• [Exercise description]
Take the material below and extract the lines from the one with "Reproduce this chart with D3.js." through the one with "return m.top +", word for word, without pictures.

• [Data for this exercise]
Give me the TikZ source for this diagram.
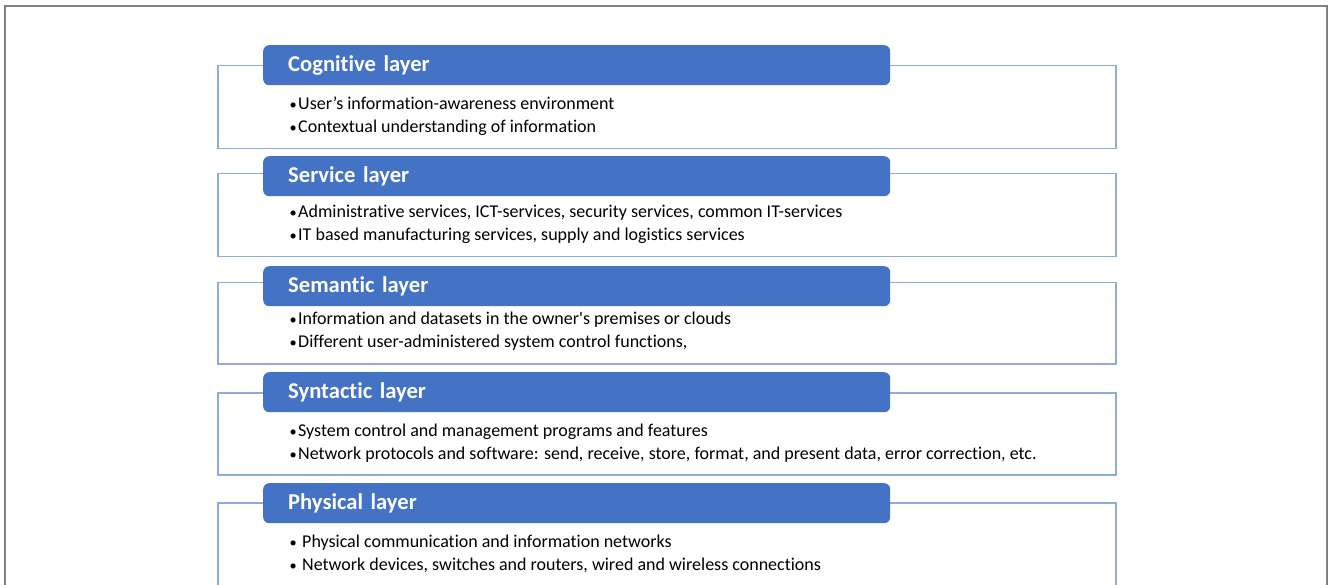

==

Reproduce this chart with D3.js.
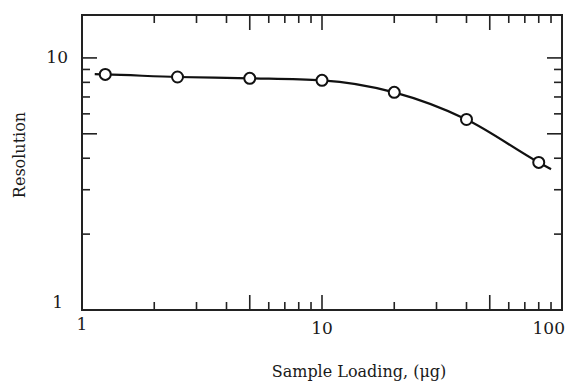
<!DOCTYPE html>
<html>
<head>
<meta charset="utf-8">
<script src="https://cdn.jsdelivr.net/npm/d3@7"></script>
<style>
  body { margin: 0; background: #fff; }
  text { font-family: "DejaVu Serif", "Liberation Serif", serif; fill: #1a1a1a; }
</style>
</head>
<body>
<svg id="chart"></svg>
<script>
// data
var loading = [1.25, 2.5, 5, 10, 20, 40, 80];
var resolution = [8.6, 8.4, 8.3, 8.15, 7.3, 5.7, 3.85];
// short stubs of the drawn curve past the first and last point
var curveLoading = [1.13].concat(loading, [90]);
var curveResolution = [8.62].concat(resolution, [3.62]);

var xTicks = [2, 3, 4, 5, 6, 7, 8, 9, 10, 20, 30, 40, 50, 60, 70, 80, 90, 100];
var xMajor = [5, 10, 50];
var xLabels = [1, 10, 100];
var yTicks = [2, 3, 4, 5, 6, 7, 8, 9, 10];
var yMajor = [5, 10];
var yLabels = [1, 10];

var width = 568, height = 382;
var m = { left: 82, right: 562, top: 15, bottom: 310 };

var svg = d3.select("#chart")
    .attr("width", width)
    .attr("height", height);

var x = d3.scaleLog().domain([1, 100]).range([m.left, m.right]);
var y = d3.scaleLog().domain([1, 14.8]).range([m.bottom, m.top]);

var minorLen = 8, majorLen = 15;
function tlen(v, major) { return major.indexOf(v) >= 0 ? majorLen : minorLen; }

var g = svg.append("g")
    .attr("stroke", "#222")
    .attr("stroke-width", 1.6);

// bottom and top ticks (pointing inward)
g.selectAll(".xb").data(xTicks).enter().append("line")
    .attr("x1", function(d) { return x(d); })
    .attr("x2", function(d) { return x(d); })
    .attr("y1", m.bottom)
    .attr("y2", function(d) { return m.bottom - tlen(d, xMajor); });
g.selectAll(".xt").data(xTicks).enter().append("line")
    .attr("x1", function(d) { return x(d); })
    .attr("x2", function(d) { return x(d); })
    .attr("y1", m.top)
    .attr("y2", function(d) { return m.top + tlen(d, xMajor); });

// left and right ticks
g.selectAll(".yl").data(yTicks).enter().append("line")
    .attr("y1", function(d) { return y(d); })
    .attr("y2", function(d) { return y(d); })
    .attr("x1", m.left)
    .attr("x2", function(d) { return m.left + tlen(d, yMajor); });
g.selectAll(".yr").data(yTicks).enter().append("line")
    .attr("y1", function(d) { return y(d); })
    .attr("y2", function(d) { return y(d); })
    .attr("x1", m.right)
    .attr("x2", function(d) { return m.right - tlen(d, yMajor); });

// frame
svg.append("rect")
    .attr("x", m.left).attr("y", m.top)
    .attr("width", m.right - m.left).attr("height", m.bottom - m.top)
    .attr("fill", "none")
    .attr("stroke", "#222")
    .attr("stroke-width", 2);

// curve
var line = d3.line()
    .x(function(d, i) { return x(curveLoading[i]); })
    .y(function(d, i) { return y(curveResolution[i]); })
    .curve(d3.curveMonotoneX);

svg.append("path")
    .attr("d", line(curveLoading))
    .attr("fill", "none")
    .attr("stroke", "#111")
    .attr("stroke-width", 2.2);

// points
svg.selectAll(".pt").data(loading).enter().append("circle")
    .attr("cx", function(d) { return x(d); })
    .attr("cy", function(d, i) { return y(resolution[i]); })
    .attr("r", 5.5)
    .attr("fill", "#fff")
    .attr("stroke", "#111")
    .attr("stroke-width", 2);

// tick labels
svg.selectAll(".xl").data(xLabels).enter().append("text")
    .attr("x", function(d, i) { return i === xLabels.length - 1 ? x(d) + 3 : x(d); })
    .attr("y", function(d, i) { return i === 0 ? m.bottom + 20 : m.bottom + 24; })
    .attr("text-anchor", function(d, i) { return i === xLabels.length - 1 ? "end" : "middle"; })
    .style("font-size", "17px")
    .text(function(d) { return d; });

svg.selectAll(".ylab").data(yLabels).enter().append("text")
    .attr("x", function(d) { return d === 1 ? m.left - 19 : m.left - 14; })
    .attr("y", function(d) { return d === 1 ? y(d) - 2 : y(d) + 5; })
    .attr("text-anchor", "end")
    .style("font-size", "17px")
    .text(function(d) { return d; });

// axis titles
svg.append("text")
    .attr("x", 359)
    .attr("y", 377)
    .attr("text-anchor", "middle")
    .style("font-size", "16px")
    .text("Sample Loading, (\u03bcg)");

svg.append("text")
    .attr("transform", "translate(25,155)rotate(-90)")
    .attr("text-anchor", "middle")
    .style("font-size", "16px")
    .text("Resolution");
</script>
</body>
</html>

--

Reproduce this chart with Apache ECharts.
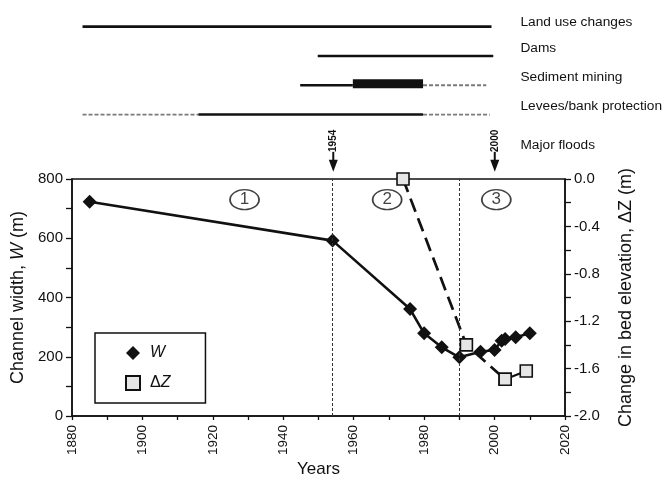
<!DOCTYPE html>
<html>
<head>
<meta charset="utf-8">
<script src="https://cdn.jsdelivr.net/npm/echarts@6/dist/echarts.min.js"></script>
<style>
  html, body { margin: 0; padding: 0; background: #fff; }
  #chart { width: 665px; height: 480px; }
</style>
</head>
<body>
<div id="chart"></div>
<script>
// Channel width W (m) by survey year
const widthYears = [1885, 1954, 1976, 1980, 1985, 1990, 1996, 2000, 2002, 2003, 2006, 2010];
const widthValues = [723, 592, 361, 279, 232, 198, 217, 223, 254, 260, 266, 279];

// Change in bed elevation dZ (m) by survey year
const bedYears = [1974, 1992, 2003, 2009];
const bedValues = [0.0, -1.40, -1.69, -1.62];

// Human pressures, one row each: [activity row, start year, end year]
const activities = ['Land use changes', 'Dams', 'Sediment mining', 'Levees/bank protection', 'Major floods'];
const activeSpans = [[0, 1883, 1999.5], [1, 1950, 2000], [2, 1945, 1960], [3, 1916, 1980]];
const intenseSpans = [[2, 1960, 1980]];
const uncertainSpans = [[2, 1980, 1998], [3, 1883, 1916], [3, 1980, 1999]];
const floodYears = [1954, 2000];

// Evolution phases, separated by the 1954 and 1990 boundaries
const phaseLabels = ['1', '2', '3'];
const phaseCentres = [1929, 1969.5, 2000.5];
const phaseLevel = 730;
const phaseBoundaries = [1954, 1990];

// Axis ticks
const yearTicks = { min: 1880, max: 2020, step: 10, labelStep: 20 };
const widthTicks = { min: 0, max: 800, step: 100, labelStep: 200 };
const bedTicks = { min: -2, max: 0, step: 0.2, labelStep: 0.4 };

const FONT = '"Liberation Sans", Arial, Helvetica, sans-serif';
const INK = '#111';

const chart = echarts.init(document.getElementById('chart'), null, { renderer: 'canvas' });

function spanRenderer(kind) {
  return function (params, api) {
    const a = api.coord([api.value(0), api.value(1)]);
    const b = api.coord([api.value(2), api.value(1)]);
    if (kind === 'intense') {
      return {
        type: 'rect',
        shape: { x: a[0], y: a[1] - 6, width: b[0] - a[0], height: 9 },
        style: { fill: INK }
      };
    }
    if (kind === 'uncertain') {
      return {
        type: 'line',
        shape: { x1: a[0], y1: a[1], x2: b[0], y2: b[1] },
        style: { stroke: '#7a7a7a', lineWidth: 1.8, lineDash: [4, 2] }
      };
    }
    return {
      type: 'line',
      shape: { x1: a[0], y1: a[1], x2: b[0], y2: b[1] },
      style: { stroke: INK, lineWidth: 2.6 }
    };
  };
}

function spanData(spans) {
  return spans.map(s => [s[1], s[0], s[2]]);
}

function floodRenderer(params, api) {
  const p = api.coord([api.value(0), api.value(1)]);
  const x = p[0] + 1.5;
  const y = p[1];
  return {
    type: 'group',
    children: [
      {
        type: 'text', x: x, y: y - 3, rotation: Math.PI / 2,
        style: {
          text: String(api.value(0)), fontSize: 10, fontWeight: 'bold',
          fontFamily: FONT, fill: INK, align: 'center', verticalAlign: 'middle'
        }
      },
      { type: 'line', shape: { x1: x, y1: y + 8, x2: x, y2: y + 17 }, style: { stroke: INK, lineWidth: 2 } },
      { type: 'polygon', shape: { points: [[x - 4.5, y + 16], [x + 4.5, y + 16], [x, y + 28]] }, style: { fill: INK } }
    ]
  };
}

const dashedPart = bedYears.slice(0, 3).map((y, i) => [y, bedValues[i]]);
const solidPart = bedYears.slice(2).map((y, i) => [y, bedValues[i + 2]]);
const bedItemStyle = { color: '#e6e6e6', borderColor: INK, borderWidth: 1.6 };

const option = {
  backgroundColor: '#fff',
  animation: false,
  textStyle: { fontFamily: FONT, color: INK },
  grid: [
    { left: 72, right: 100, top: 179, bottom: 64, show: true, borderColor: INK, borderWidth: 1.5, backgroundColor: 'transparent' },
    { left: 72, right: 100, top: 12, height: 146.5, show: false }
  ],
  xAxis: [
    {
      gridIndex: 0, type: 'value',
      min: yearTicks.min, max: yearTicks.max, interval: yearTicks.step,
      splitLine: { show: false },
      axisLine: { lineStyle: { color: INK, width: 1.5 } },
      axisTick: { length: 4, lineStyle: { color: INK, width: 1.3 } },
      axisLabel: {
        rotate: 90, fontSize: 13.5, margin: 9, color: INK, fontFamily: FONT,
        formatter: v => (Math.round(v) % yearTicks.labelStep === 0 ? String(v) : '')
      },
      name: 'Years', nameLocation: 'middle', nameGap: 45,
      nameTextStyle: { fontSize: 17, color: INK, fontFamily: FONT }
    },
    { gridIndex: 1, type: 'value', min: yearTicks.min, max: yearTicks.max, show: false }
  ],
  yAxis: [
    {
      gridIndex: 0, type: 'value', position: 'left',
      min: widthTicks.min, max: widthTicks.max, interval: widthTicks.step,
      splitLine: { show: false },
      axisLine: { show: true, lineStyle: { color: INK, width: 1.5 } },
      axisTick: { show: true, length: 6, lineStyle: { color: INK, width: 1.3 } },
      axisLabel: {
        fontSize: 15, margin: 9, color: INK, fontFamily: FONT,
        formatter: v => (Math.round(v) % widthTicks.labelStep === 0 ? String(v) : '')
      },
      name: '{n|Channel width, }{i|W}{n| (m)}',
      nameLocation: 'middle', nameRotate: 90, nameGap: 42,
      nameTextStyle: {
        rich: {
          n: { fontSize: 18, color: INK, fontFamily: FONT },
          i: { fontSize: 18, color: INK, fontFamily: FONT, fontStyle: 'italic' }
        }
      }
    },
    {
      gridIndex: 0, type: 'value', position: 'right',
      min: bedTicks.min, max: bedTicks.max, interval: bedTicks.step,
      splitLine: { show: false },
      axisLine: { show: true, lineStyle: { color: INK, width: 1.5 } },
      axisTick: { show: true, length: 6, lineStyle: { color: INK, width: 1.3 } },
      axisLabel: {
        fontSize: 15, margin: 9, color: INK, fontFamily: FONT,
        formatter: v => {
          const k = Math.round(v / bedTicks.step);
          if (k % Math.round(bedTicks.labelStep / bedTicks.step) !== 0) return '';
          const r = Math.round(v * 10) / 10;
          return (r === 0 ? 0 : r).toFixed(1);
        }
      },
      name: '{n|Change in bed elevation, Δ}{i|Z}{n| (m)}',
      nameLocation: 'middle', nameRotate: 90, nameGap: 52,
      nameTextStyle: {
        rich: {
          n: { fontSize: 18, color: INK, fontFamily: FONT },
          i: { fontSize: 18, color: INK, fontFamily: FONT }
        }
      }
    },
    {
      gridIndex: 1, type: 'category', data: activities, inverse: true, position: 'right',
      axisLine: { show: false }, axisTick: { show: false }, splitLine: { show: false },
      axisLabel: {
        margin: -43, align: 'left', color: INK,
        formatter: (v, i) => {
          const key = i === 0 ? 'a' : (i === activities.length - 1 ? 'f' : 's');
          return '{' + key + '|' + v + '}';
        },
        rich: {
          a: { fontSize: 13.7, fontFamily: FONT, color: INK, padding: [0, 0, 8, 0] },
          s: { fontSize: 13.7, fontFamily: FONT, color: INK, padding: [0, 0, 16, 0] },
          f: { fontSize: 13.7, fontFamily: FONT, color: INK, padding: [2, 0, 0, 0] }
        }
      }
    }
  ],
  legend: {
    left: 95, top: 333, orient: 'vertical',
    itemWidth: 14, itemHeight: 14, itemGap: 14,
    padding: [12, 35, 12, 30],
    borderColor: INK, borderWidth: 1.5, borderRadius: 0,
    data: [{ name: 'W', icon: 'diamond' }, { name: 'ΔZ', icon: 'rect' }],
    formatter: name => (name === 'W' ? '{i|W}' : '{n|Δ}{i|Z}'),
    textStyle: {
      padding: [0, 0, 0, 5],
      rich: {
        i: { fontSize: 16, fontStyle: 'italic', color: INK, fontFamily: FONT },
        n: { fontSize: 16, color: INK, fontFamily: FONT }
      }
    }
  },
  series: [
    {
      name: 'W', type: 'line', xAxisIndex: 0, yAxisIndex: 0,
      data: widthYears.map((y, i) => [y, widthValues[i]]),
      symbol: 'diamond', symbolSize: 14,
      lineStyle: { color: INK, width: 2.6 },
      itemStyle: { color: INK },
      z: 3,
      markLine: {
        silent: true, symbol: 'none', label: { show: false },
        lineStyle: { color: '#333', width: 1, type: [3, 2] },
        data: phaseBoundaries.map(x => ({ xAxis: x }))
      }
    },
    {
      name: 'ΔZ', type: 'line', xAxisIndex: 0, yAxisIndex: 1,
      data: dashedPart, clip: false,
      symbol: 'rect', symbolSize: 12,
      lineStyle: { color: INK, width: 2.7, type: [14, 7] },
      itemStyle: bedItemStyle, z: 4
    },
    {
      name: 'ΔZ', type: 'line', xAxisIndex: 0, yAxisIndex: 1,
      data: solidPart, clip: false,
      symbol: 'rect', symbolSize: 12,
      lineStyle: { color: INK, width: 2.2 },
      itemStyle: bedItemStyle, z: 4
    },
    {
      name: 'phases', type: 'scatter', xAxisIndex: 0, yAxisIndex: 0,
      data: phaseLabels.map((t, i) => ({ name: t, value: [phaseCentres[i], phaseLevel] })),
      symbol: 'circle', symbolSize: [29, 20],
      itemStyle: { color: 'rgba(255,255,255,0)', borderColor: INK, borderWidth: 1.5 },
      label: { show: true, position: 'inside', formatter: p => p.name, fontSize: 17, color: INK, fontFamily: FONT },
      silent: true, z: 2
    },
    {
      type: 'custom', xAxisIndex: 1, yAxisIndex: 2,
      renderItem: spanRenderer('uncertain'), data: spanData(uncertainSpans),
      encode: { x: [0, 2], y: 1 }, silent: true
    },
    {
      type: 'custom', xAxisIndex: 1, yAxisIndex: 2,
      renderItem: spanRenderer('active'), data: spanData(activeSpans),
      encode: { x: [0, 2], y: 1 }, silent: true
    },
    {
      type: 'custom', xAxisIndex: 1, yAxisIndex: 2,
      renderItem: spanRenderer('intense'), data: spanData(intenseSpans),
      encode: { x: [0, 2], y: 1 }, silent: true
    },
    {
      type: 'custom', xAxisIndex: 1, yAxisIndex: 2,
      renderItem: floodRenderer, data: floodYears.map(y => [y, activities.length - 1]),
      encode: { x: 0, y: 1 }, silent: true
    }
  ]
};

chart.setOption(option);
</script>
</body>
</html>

• [Finished exercise]
Reproduce this chart with D3.js.
<!DOCTYPE html>
<html>
<head>
<meta charset="utf-8">
<script src="https://cdn.jsdelivr.net/npm/d3@7"></script>
<style>
  body { margin: 0; background: #fff; }
  text { font-family: "DejaVu Serif", "Liberation Serif", serif; fill: #1a1a1a; }
</style>
</head>
<body>
<svg id="chart"></svg>
<script>
// data
var loading = [1.25, 2.5, 5, 10, 20, 40, 80];
var resolution = [8.6, 8.4, 8.3, 8.15, 7.3, 5.7, 3.85];
// short stubs of the drawn curve past the first and last point
var curveLoading = [1.13].concat(loading, [90]);
var curveResolution = [8.62].concat(resolution, [3.62]);

var xTicks = [2, 3, 4, 5, 6, 7, 8, 9, 10, 20, 30, 40, 50, 60, 70, 80, 90, 100];
var xMajor = [5, 10, 50];
var xLabels = [1, 10, 100];
var yTicks = [2, 3, 4, 5, 6, 7, 8, 9, 10];
var yMajor = [5, 10];
var yLabels = [1, 10];

var width = 568, height = 382;
var m = { left: 82, right: 562, top: 15, bottom: 310 };

var svg = d3.select("#chart")
    .attr("width", width)
    .attr("height", height);

var x = d3.scaleLog().domain([1, 100]).range([m.left, m.right]);
var y = d3.scaleLog().domain([1, 14.8]).range([m.bottom, m.top]);

var minorLen = 8, majorLen = 15;
function tlen(v, major) { return major.indexOf(v) >= 0 ? majorLen : minorLen; }

var g = svg.append("g")
    .attr("stroke", "#222")
    .attr("stroke-width", 1.6);

// bottom and top ticks (pointing inward)
g.selectAll(".xb").data(xTicks).enter().append("line")
    .attr("x1", function(d) { return x(d); })
    .attr("x2", function(d) { return x(d); })
    .attr("y1", m.bottom)
    .attr("y2", function(d) { return m.bottom - tlen(d, xMajor); });
g.selectAll(".xt").data(xTicks).enter().append("line")
    .attr("x1", function(d) { return x(d); })
    .attr("x2", function(d) { return x(d); })
    .attr("y1", m.top)
    .attr("y2", function(d) { return m.top + tlen(d, xMajor); });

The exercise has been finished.